Dia berkata: “Lalu aku berikan kepada buruh itu semua yang telah aku kembangkan dari upahnya. Andai aku mau tentulah tidak aku berikan kepadanya melainkan upahnya semata.” Artinya, dia kuasa untuk tidak memberi buruh tadi harta yang sudah dikembangkannya dalam waktu cukup lama. Akan tetapi, dengan sikap pemurahnya itu, dia menyerahkan semua harta yang diperoleh dari upah buruh tersebut.
Lalu dia pun berkata: “Ya Allah, kalau Engkau tahu aku melakukannya demi mengharap rahmat-Mu dan takut akan siksa-Mu, maka lepaskanlah kami.” Maka batu itu pun bergeser dan mereka berjalan keluar dari gua tersebut.
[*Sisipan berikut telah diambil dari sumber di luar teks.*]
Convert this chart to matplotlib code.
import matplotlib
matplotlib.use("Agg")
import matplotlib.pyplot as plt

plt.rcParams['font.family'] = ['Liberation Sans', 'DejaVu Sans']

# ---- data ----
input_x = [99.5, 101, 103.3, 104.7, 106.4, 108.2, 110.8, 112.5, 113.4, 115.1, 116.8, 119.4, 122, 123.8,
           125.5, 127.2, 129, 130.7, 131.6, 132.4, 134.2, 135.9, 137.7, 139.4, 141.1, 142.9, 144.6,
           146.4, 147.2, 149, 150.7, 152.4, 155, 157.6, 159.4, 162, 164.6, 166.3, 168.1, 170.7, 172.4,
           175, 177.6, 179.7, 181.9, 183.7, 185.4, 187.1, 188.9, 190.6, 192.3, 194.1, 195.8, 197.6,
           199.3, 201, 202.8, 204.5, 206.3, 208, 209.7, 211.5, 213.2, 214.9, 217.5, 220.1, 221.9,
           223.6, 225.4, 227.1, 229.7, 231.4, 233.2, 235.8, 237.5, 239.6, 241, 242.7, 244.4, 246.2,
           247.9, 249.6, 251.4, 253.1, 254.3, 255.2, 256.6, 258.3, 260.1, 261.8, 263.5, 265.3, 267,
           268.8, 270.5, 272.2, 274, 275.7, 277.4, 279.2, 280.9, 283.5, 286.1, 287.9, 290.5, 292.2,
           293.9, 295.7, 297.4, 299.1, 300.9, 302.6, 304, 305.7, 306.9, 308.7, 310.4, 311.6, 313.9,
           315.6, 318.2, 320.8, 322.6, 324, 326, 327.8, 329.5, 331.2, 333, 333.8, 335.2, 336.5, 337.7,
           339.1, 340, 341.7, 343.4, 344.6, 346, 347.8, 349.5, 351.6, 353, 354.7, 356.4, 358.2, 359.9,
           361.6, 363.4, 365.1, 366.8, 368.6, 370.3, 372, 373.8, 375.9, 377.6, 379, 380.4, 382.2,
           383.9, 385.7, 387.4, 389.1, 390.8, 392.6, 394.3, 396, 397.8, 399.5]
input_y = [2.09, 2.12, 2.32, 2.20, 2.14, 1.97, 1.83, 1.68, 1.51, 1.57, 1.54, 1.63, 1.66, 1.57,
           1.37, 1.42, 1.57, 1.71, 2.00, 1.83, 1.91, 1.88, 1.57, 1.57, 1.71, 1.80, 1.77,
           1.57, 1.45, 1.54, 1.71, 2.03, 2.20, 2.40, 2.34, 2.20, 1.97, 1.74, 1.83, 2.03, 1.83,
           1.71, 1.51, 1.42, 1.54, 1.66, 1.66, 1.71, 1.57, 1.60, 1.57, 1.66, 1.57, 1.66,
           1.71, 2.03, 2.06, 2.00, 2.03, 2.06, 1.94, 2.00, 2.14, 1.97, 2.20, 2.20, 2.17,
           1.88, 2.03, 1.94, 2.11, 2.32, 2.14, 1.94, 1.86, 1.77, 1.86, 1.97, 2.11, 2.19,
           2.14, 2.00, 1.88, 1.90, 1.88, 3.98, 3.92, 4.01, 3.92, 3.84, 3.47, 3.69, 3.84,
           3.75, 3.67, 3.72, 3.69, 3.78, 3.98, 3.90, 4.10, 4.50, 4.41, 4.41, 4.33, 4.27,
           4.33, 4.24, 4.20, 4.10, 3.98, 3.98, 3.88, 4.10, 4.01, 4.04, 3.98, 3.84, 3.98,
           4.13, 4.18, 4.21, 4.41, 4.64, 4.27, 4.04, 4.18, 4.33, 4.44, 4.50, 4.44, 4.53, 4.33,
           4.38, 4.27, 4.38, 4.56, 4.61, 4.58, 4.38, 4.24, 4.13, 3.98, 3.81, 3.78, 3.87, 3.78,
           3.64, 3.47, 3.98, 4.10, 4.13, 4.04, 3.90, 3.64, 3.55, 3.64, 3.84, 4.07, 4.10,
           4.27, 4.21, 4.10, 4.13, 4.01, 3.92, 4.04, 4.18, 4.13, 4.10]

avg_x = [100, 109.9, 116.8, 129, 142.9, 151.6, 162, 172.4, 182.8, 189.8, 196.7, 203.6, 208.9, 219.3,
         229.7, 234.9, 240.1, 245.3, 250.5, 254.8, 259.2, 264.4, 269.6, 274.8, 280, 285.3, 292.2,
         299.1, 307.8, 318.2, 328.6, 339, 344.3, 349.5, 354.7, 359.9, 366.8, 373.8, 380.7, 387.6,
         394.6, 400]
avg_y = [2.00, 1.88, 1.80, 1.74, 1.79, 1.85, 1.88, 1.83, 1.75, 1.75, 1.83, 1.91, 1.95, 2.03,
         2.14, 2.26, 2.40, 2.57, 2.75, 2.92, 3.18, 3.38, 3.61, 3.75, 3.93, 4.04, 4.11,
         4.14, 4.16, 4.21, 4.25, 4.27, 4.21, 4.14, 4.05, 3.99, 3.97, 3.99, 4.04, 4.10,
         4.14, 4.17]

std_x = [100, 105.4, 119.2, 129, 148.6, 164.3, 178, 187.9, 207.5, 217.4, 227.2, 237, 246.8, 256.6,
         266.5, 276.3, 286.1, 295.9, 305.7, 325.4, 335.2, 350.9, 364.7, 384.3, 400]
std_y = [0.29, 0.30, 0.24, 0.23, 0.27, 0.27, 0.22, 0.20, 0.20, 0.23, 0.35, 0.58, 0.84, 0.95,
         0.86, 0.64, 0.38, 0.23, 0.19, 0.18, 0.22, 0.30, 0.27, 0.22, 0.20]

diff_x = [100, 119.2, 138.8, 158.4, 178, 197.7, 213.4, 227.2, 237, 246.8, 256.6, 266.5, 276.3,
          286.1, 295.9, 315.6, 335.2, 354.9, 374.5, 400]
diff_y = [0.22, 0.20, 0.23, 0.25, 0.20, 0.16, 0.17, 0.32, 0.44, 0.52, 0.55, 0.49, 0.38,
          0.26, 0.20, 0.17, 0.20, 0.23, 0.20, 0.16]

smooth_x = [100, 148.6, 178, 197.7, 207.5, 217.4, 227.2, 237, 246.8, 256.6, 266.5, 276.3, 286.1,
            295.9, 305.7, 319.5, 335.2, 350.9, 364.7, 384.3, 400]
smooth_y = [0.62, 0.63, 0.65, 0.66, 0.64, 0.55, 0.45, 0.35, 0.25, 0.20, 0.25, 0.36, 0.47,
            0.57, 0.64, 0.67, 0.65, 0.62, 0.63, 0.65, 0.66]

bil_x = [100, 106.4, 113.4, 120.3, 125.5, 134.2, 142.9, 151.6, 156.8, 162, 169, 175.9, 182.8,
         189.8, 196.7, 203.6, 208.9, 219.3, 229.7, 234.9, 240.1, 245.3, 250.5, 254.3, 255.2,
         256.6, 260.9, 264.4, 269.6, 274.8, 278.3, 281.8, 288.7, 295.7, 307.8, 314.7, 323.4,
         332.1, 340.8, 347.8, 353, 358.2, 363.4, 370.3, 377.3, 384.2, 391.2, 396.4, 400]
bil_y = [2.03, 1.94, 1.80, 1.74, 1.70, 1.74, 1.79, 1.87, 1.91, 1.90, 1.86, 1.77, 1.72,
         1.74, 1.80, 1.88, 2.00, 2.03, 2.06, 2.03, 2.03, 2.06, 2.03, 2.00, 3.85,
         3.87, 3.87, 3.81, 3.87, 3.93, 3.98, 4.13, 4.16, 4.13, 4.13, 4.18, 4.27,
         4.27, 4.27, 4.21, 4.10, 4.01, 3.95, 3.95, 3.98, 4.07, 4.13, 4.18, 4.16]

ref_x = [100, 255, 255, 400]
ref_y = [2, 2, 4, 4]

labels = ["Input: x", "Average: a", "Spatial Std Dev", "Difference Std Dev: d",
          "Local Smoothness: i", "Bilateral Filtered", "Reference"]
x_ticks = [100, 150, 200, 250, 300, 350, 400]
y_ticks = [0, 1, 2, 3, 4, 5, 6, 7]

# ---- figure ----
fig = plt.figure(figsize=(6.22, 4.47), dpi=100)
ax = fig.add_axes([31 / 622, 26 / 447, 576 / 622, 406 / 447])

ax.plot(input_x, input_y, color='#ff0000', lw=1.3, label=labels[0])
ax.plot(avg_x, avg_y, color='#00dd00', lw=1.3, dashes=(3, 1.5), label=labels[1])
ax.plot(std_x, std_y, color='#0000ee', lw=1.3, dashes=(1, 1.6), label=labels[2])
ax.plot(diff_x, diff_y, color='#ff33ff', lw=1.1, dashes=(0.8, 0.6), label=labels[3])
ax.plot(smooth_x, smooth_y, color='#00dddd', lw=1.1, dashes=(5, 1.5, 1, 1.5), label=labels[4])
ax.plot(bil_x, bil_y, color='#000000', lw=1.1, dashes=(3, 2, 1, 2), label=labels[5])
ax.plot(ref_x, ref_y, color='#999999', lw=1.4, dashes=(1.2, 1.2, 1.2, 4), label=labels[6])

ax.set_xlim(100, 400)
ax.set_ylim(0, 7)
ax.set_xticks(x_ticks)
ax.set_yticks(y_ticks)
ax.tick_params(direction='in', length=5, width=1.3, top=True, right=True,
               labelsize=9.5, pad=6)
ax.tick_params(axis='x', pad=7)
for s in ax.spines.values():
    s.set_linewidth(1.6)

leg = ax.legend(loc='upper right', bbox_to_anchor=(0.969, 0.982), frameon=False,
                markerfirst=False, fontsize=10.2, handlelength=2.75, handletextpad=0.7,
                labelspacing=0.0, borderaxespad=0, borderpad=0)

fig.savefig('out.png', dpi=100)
Melalui kisah ini pula kita dapatkan bahwa selamat dari petaka/bencana adalah balasan atas amal perbuatan yang shalih. Betapa besar ganjaran yang diterima oleh mereka yang jujur dan amanah dalam bermuamalah.
Majikan yang jujur dan amanah yang mengembangkan upah buruhnya adalah cermin bagi kita melihat betapa langkanya kejujuran dan amanah itu di sekitar kita saat ini. Dia menyerahkan semua harta yang dihasilkan dari pengembangan upah buruhnya, tanpa meminta imbalan atau bagian atas upayanya mengembangkan upah buruh tersebut. Sementara di sekitar kita, hal ini justru menjadi peluang untuk memperoleh harta tambahan. Wallahul Musta’an.
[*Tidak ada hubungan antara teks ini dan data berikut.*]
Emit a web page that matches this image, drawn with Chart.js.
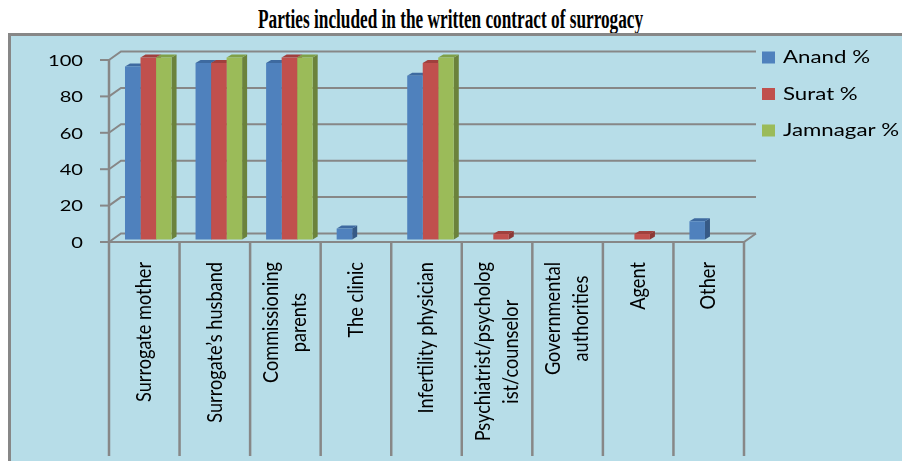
<!DOCTYPE html>
<html>
<head>
<meta charset="utf-8">
<script src="https://cdn.jsdelivr.net/npm/chart.js@4.4.0/dist/chart.umd.min.js"></script>
<style>
  html, body { margin: 0; padding: 0; background: #fff; }
  #wrap { position: relative; width: 902px; height: 461px; overflow: hidden; }
  #title { position: absolute; top: 6px; left: 0; width: 902px; text-align: center; white-space: nowrap;
           font: bold 27px "Liberation Serif", "Times New Roman", serif; line-height: 27px; color: #000; }
  #title span { display: inline-block; transform-origin: 50% 50%; }
  #frame { position: absolute; left: 8px; top: 33px; width: 920px; height: 460px; box-sizing: border-box;
           border: 3px solid #878787; background: #b7dde8; }
  #chart { position: absolute; left: 0; top: 0; }
</style>
</head>
<body>
<div id="wrap">
  <div id="title"><span>Parties included in the written contract of surrogacy</span></div>
  <div id="frame"></div>
  <canvas id="chart" width="902" height="461"></canvas>
</div>
<script>
const categories = [
  ["Surrogate mother"],
  ["Surrogate\u2019s husband"],
  ["Commissioning", "parents"],
  ["The clinic"],
  ["Infertility physician"],
  ["Psychiatrist/psycholog", "ist/counselor"],
  ["Governmental", "authorities"],
  ["Agent"],
  ["Other"],
];
const anand = [95, 97, 97, 6, 90, 0, 0, 0, 10];
const surat = [100, 97, 100, 0, 97, 3, 0, 3, 0];
const jamnagar = [100, 100, 100, 0, 100, 0, 0, 0, 0];
const seriesNames = ["Anand %", "Surat %", "Jamnagar %"];
const yTicks = [0, 20, 40, 60, 80, 100];

const fronts = ["#4f81bd", "#c0504d", "#9bbb59"];
const sides = ["#365a86", "#8c3936", "#6b823c"];
const tops = ["#3e6aa0", "#a0403d", "#80a047"];
const LINE = "#878787";

// squeeze the title to the width it has in the picture
const t = document.querySelector("#title span");
t.style.transform = `scaleX(${385 / t.offsetWidth})`;

const DX = 12, DY = -8.5;   // back wall offset
const BX = 5, BY = -3;      // bar depth
const SX = 4, SY = -2.5;    // bars sit mid-depth

const decor = {
  id: "decor",
  beforeDatasetsDraw(chart) {
    const { ctx, chartArea: a, scales: { x, y } } = chart;
    ctx.save();
    ctx.strokeStyle = LINE;
    ctx.lineWidth = 2;

    // back wall grid lines + diagonals
    yTicks.forEach((v) => {
      const py = y.getPixelForValue(v);
      ctx.beginPath();
      ctx.moveTo(a.left, py);
      ctx.lineTo(a.left + DX, py + DY);
      ctx.lineTo(a.right + DX, py + DY);
      ctx.stroke();
      // front tick
      ctx.beginPath();
      ctx.moveTo(a.left - 9, py);
      ctx.lineTo(a.left, py);
      ctx.stroke();
    });
    // floor front edge
    ctx.beginPath();
    ctx.moveTo(a.left, a.bottom);
    ctx.lineTo(a.right, a.bottom);
    ctx.lineTo(a.right + DX, a.bottom + DY);
    ctx.stroke();

    // category separators / front axis
    ctx.lineWidth = 2.5;
    const w = (a.right - a.left) / categories.length;
    for (let i = 0; i <= categories.length; i++) {
      const px = a.left + i * w;
      ctx.beginPath();
      ctx.moveTo(px, i === 0 ? y.getPixelForValue(100) : a.bottom);
      ctx.lineTo(px, 456);
      ctx.stroke();
    }

    // y labels
    ctx.fillStyle = "#000";
    ctx.font = "15px Lato";
    ctx.textAlign = "right";
    ctx.textBaseline = "middle";
    const ys = 35 / ctx.measureText("100").width;
    yTicks.forEach((v) => {
      const py = y.getPixelForValue(v);
      ctx.save();
      ctx.translate(83, py + 1);
      ctx.scale(ys, 1);
      ctx.fillText(String(v), 0, 0);
      ctx.restore();
    });

    // category labels, rotated
    ctx.font = "21px Lato";
    const sx = 140 / ctx.measureText("Surrogate mother").width;
    categories.forEach((lines, i) => {
      const cx = x.getPixelForValue(i);
      const maxW = Math.max(...lines.map((l) => ctx.measureText(l).width));
      ctx.save();
      ctx.translate(cx, 262);
      ctx.rotate(-Math.PI / 2);
      ctx.scale(sx, 1);
      ctx.textAlign = "center";
      ctx.textBaseline = "middle";
      lines.forEach((l, j) => {
        ctx.fillText(l, -maxW / 2, (j - (lines.length - 1) / 2) * 28);
      });
      ctx.restore();
    });

    // legend
    ctx.font = "18px Lato";
    ctx.textAlign = "left";
    ctx.textBaseline = "middle";
    const ls = 87 / ctx.measureText("Anand %").width;
    seriesNames.forEach((name, i) => {
      const cy = 57.5 + i * 36.5;
      ctx.fillStyle = fronts[i];
      ctx.fillRect(762, cy - 6, 13, 12);
      ctx.fillStyle = "#000";
      ctx.save();
      ctx.translate(783, cy);
      ctx.scale(ls, 1);
      ctx.fillText(name, 0, 0);
      ctx.restore();
    });
    ctx.restore();

    // 3D faces of the bars, drawn behind the fronts
    ctx.save();
    ctx.translate(SX, SY);
    chart.data.datasets.forEach((ds, di) => {
      chart.getDatasetMeta(di).data.forEach((el, i) => {
        if (!ds.data[i]) return;
        const l = el.x - el.width / 2, r = el.x + el.width / 2;
        ctx.fillStyle = sides[di];
        ctx.beginPath();
        ctx.moveTo(r, el.y);
        ctx.lineTo(r + BX, el.y + BY);
        ctx.lineTo(r + BX, el.base + BY);
        ctx.lineTo(r, el.base);
        ctx.closePath();
        ctx.fill();
        ctx.fillStyle = tops[di];
        ctx.beginPath();
        ctx.moveTo(l, el.y);
        ctx.lineTo(l + BX, el.y + BY);
        ctx.lineTo(r + BX, el.y + BY);
        ctx.lineTo(r, el.y);
        ctx.closePath();
        ctx.fill();
      });
    });
  },
  afterDatasetsDraw(chart) {
    chart.ctx.restore();
  },
};

new Chart(document.getElementById("chart"), {
  type: "bar",
  data: {
    labels: categories,
    datasets: [anand, surat, jamnagar].map((d, i) => ({
      label: seriesNames[i],
      data: d,
      backgroundColor: fronts[i],
      borderWidth: 0,
      categoryPercentage: 0.66,
      barPercentage: 1,
      clip: false,
    })),
  },
  options: {
    responsive: false,
    animation: false,
    layout: { padding: { left: 109, right: 158, top: 60, bottom: 219 } },
    scales: {
      x: { display: false },
      y: { display: false, min: 0, max: 100 },
    },
    plugins: { legend: { display: false }, tooltip: { enabled: false } },
  },
  plugins: [decor],
});
</script>
</body>
</html>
Alangkah tepat ungkapan ini:
صَبْراً جَمِيلاً مَا أَقْرَبَ الْفَرَجَا
مَنْ رَاقَبَ اللهَ فِي الْأُمُوْرِ نَجَا
مَنْ صَدَقَ اللهَ لَمْ يَنَلْهُ أَذَى
وَمَنْ رَجَاهُ يَكُونُ حَيْثُ رَجَا
Bersabarlah dengan kesabaran yang indah, alangkah dekatnya jalan keluar
Siapa yang senantiasa yakin diawasi oleh Allah dalam semua urusan pasti selamat
Siapa yang jujur terhadap Allah tentu tidak akan celaka
Dan siapa yang mengharapkan-Nya tentu Dia ada di mana pun diharap
Jelaslah, dari hadits ini bahwa ketiga laki-laki mukmin ini, di saat mereka ditimpa malapetaka dan keadaan mengimpit mereka, serta putus asa akan datangnya kelonggaran dari semua jalan selain jalan Allah Tabaraka wa Ta’ala satu-satunya, maka mereka pun berlindung dan berdoa kepada-Nya dengan ikhlas, serta menyebutkan amalan-amalan shalih mereka yang dahulu biasa mereka ingat kepada Allah Subhanahu wa Ta’ala pada waktu-waktu senang, sambil mengharapkan agar Allah Subhanahu wa Ta’ala mengetahui keadaan mereka di saat-saat yang sulit. Sebagaimana hadits Nabi Shallallahu ‘alaihi wa sallam:
تَعَرَّفْ إِلَى اللهِ فِي الرَّخَاءِ يَعْرِفْكَ فِي الشِّدَّةِ
“Ingatlah kepada Allah ketika dalam keadaan senang, tentu Dia mengingatmu pada saat-saat yang sulit.”2
Wallahu a’lam.
1 Kira-kira 16 ritl. Ritl adalah ukuran yang dipakai untuk menimbang, dan takarannya berbeda antara satu negeri dengan negeri lainnya. Di Mesir misalnya, 1 ritl= 12 uqiyah, 1 uqiyah= 12 dirham. 1 dirham sendiri = 3,98 gram perak, berarti 1 faraq sekitar 9,17 kg. Adapula yang berpendapat 1 uqiyah= 40 dirham, sehingga 1 faraq sekitar 30,5 kg.
2 Shahih Adabul Mufrad (no. 503), dihasankan oleh Asy-Syaikh Al-Albani rahimahullahu.
2 HR. Ahmad dari Ibnu ‘Abbas radhiyallahu ‘anhuma dan sanadnya sahih dengan syawahid, lihat Zhilalul Jannah fi Takhrij As-Sunnah (hal. 138), karya Asy-Syaikh Al-Albani rahimahullahu.